>> begin SOURCE MATERIAL

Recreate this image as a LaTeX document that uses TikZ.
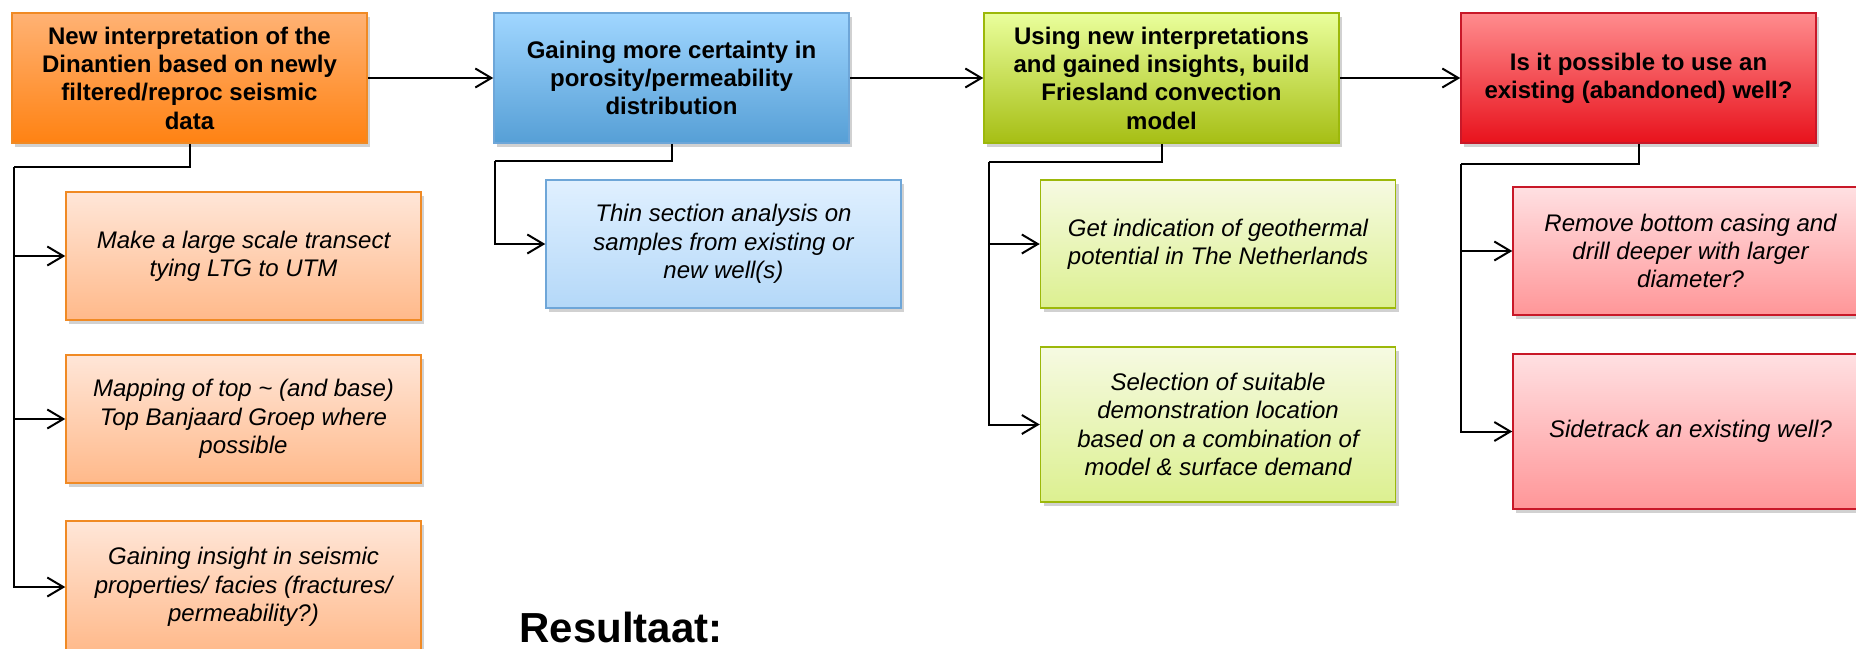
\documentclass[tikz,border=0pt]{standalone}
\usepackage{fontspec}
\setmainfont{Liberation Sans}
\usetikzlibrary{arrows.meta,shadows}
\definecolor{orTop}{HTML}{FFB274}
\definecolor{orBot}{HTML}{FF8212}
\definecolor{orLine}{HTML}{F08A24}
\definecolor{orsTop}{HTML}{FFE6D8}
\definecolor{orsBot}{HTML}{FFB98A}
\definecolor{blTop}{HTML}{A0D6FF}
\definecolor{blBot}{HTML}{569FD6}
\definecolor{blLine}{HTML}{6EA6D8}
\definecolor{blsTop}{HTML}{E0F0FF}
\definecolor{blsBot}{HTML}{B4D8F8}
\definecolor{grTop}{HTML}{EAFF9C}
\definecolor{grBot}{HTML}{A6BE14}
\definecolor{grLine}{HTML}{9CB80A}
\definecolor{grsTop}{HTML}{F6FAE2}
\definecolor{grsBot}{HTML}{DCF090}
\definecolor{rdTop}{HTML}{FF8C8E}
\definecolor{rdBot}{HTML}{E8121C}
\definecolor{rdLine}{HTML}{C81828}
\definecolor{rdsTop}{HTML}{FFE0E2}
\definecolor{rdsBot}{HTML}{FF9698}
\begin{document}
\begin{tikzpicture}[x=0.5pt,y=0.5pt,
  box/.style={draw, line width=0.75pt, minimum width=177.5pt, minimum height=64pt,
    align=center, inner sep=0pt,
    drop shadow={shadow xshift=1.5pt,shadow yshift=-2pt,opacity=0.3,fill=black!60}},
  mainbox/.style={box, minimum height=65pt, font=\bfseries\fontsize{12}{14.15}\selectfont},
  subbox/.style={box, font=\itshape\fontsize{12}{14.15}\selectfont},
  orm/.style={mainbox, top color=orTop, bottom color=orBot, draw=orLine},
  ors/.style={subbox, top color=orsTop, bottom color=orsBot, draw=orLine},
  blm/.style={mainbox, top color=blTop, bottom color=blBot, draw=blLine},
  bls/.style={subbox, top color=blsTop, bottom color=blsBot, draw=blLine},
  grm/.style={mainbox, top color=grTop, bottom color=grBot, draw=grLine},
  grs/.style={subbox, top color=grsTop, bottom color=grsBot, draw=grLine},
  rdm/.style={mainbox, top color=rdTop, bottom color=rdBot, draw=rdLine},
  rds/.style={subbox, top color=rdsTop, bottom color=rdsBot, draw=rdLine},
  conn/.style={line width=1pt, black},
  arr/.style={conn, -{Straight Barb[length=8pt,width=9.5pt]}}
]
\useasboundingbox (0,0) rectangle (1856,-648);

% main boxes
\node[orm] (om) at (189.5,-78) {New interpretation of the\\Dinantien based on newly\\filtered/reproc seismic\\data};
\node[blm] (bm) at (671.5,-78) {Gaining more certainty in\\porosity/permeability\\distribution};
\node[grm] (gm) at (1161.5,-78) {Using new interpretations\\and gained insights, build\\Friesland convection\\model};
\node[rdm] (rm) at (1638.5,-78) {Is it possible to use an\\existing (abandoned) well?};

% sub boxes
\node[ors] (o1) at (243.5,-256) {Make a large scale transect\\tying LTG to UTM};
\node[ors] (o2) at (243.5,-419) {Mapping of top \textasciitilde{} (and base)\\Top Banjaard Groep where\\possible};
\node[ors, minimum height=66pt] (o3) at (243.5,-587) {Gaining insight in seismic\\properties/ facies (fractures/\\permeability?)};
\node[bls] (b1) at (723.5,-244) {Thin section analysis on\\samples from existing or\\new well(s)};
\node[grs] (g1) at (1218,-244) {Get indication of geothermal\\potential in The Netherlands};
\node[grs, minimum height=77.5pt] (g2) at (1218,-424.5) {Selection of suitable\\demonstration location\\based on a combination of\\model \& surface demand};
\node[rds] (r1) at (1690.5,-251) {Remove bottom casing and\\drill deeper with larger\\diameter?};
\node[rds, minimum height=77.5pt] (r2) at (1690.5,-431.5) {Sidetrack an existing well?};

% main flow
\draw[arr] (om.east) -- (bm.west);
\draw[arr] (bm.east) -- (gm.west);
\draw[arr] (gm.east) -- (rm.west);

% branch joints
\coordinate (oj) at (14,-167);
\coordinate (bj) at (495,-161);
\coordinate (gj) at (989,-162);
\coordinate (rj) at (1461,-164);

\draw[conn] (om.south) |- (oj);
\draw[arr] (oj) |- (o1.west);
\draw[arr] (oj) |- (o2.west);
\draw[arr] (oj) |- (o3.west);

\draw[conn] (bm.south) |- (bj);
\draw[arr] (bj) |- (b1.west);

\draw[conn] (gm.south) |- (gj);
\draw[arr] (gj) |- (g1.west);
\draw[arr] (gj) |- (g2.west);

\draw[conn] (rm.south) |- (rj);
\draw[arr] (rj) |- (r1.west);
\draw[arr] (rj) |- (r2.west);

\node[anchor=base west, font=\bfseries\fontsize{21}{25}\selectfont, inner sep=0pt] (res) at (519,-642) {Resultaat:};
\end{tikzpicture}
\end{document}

>> end SOURCE MATERIAL

• THE EXERCISE
Leave the images out, please, and restate each line word for word.

• WRITTEN SOLUTION
Recreate this image as a LaTeX document that uses TikZ.
\documentclass[tikz,border=0pt]{standalone}
\usepackage{fontspec}
\setmainfont{Liberation Sans}
\usetikzlibrary{arrows.meta,shadows}
\definecolor{orTop}{HTML}{FFB274}
\definecolor{orBot}{HTML}{FF8212}
\definecolor{orLine}{HTML}{F08A24}
\definecolor{orsTop}{HTML}{FFE6D8}
\definecolor{orsBot}{HTML}{FFB98A}
\definecolor{blTop}{HTML}{A0D6FF}
\definecolor{blBot}{HTML}{569FD6}
\definecolor{blLine}{HTML}{6EA6D8}
\definecolor{blsTop}{HTML}{E0F0FF}
\definecolor{blsBot}{HTML}{B4D8F8}
\definecolor{grTop}{HTML}{EAFF9C}
\definecolor{grBot}{HTML}{A6BE14}
\definecolor{grLine}{HTML}{9CB80A}
\definecolor{grsTop}{HTML}{F6FAE2}
\definecolor{grsBot}{HTML}{DCF090}
\definecolor{rdTop}{HTML}{FF8C8E}
\definecolor{rdBot}{HTML}{E8121C}
\definecolor{rdLine}{HTML}{C81828}
\definecolor{rdsTop}{HTML}{FFE0E2}
\definecolor{rdsBot}{HTML}{FF9698}
\begin{document}
\begin{tikzpicture}[x=0.5pt,y=0.5pt,
  box/.style={draw, line width=0.75pt, minimum width=177.5pt, minimum height=64pt,
    align=center, inner sep=0pt,
    drop shadow={shadow xshift=1.5pt,shadow yshift=-2pt,opacity=0.3,fill=black!60}},
  mainbox/.style={box, minimum height=65pt, font=\bfseries\fontsize{12}{14.15}\selectfont},
  subbox/.style={box, font=\itshape\fontsize{12}{14.15}\selectfont},
  orm/.style={mainbox, top color=orTop, bottom color=orBot, draw=orLine},
  ors/.style={subbox, top color=orsTop, bottom color=orsBot, draw=orLine},
  blm/.style={mainbox, top color=blTop, bottom color=blBot, draw=blLine},
  bls/.style={subbox, top color=blsTop, bottom color=blsBot, draw=blLine},
  grm/.style={mainbox, top color=grTop, bottom color=grBot, draw=grLine},
  grs/.style={subbox, top color=grsTop, bottom color=grsBot, draw=grLine},
  rdm/.style={mainbox, top color=rdTop, bottom color=rdBot, draw=rdLine},
  rds/.style={subbox, top color=rdsTop, bottom color=rdsBot, draw=rdLine},
  conn/.style={line width=1pt, black},
  arr/.style={conn, -{Straight Barb[length=8pt,width=9.5pt]}}
]
\useasboundingbox (0,0) rectangle (1856,-648);

% main boxes
\node[orm] (om) at (189.5,-78) {New interpretation of the\\Dinantien based on newly\\filtered/reproc seismic\\data};
\node[blm] (bm) at (671.5,-78) {Gaining more certainty in\\porosity/permeability\\distribution};
\node[grm] (gm) at (1161.5,-78) {Using new interpretations\\and gained insights, build\\Friesland convection\\model};
\node[rdm] (rm) at (1638.5,-78) {Is it possible to use an\\existing (abandoned) well?};

% sub boxes
\node[ors] (o1) at (243.5,-256) {Make a large scale transect\\tying LTG to UTM};
\node[ors] (o2) at (243.5,-419) {Mapping of top \textasciitilde{} (and base)\\Top Banjaard Groep where\\possible};
\node[ors, minimum height=66pt] (o3) at (243.5,-587) {Gaining insight in seismic\\properties/ facies (fractures/\\permeability?)};
\node[bls] (b1) at (723.5,-244) {Thin section analysis on\\samples from existing or\\new well(s)};
\node[grs] (g1) at (1218,-244) {Get indication of geothermal\\potential in The Netherlands};
\node[grs, minimum height=77.5pt] (g2) at (1218,-424.5) {Selection of suitable\\demonstration location\\based on a combination of\\model \& surface demand};
\node[rds] (r1) at (1690.5,-251) {Remove bottom casing and\\drill deeper with larger\\diameter?};
\node[rds, minimum height=77.5pt] (r2) at (1690.5,-431.5) {Sidetrack an existing well?};

% main flow
\draw[arr] (om.east) -- (bm.west);
\draw[arr] (bm.east) -- (gm.west);
\draw[arr] (gm.east) -- (rm.west);

% branch joints
\coordinate (oj) at (14,-167);
\coordinate (bj) at (495,-161);
\coordinate (gj) at (989,-162);
\coordinate (rj) at (1461,-164);

\draw[conn] (om.south) |- (oj);
\draw[arr] (oj) |- (o1.west);
\draw[arr] (oj) |- (o2.west);
\draw[arr] (oj) |- (o3.west);

\draw[conn] (bm.south) |- (bj);
\draw[arr] (bj) |- (b1.west);

\draw[conn] (gm.south) |- (gj);
\draw[arr] (gj) |- (g1.west);
\draw[arr] (gj) |- (g2.west);

\draw[conn] (rm.south) |- (rj);
\draw[arr] (rj) |- (r1.west);
\draw[arr] (rj) |- (r2.west);

\node[anchor=base west, font=\bfseries\fontsize{21}{25}\selectfont, inner sep=0pt] (res) at (519,-642) {Resultaat:};
\end{tikzpicture}
\end{document}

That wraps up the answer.